• _Given request_: Search the material below for the string "matplotlib" and extract each line that has it.

begin Data supplied

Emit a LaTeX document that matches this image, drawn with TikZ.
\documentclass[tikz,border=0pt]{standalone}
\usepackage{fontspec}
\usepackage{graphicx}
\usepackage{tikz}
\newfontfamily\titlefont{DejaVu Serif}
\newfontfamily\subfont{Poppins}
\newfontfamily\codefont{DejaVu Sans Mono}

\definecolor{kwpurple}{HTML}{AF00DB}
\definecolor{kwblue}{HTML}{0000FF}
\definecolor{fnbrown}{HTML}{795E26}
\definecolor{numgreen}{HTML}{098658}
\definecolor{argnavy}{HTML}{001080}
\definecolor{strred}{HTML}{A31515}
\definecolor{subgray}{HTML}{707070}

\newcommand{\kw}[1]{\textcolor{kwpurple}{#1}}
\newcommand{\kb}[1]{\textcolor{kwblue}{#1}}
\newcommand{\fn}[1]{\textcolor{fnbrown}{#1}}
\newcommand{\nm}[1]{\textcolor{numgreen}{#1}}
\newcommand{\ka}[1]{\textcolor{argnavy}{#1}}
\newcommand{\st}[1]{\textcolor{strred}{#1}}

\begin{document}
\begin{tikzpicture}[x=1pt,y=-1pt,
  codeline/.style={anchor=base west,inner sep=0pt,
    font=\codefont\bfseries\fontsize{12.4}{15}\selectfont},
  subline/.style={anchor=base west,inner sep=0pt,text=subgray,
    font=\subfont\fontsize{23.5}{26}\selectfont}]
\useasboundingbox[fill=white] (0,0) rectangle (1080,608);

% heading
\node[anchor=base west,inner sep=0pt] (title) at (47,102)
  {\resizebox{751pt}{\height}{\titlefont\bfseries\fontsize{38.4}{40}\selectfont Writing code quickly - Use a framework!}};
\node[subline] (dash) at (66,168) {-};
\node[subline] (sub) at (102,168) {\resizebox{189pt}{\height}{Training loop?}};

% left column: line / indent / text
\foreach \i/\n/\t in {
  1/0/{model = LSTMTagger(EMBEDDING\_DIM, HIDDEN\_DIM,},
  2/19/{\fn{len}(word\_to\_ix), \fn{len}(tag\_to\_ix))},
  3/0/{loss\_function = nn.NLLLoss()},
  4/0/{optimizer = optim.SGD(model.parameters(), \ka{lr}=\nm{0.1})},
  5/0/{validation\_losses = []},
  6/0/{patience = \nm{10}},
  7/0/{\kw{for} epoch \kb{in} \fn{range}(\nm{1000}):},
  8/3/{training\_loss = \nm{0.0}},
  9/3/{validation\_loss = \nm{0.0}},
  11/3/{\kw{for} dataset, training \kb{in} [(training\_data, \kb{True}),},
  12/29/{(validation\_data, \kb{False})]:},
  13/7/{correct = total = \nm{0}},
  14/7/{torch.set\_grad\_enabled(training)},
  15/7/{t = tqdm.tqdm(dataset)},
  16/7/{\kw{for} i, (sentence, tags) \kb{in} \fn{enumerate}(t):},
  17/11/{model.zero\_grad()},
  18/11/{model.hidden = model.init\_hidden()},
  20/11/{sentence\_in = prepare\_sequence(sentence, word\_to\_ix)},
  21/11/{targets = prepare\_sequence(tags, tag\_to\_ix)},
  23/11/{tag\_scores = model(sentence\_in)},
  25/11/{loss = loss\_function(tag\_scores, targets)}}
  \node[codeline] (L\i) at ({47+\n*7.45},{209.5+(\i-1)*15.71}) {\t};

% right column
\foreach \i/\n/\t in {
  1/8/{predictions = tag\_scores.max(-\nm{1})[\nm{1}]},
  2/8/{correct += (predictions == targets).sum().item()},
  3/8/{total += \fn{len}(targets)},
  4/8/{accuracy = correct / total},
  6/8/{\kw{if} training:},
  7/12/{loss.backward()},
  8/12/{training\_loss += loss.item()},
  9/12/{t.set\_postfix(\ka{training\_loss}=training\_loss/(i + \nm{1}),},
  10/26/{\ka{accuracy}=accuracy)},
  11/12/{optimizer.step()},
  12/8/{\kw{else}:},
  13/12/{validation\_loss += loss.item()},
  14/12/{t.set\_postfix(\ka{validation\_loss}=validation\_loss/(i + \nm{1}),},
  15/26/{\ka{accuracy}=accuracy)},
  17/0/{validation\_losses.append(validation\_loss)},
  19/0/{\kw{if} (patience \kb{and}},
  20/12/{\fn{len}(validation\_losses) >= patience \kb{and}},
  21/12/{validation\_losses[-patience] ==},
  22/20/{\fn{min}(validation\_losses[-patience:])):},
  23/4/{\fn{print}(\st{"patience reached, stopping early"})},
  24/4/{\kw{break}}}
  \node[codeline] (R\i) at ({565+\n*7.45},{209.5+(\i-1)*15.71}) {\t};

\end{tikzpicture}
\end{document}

end Data supplied
begin Data supplied

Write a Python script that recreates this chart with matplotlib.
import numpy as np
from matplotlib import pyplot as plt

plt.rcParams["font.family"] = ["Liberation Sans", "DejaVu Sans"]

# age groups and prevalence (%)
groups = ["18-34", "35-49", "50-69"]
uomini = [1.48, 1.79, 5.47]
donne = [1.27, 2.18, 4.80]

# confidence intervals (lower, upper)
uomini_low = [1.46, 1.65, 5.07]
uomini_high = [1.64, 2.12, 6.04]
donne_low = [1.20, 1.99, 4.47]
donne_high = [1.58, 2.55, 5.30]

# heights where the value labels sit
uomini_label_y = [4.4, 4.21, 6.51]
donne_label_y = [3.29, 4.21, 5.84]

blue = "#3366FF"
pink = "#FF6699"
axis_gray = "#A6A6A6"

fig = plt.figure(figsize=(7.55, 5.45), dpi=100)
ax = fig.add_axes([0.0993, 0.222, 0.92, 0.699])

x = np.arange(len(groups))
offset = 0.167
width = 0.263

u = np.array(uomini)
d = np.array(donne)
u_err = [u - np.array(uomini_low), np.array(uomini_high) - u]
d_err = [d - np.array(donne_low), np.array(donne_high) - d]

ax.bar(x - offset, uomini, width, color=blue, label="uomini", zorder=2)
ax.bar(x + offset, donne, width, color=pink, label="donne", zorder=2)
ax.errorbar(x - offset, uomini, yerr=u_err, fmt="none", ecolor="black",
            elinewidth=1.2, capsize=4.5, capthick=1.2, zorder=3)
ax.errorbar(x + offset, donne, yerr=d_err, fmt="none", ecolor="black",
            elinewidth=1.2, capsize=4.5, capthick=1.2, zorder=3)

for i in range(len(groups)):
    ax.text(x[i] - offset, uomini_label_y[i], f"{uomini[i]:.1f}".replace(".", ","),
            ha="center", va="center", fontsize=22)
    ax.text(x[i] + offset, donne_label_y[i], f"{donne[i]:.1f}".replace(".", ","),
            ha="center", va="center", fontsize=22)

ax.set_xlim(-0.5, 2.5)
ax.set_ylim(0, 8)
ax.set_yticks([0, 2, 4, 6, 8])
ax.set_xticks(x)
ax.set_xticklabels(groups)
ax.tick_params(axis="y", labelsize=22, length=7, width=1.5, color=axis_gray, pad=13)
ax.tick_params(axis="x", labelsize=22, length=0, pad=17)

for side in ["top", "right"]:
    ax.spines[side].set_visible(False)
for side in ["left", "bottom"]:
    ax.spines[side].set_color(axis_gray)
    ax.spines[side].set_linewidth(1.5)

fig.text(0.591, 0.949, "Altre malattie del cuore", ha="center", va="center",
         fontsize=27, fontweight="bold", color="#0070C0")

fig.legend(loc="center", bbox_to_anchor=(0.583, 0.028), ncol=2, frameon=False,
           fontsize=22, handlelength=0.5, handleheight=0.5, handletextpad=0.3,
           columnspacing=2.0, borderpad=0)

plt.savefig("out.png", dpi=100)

end Data supplied

• _Finished exercise_:
Write a Python script that recreates this chart with matplotlib.
from matplotlib import pyplot as plt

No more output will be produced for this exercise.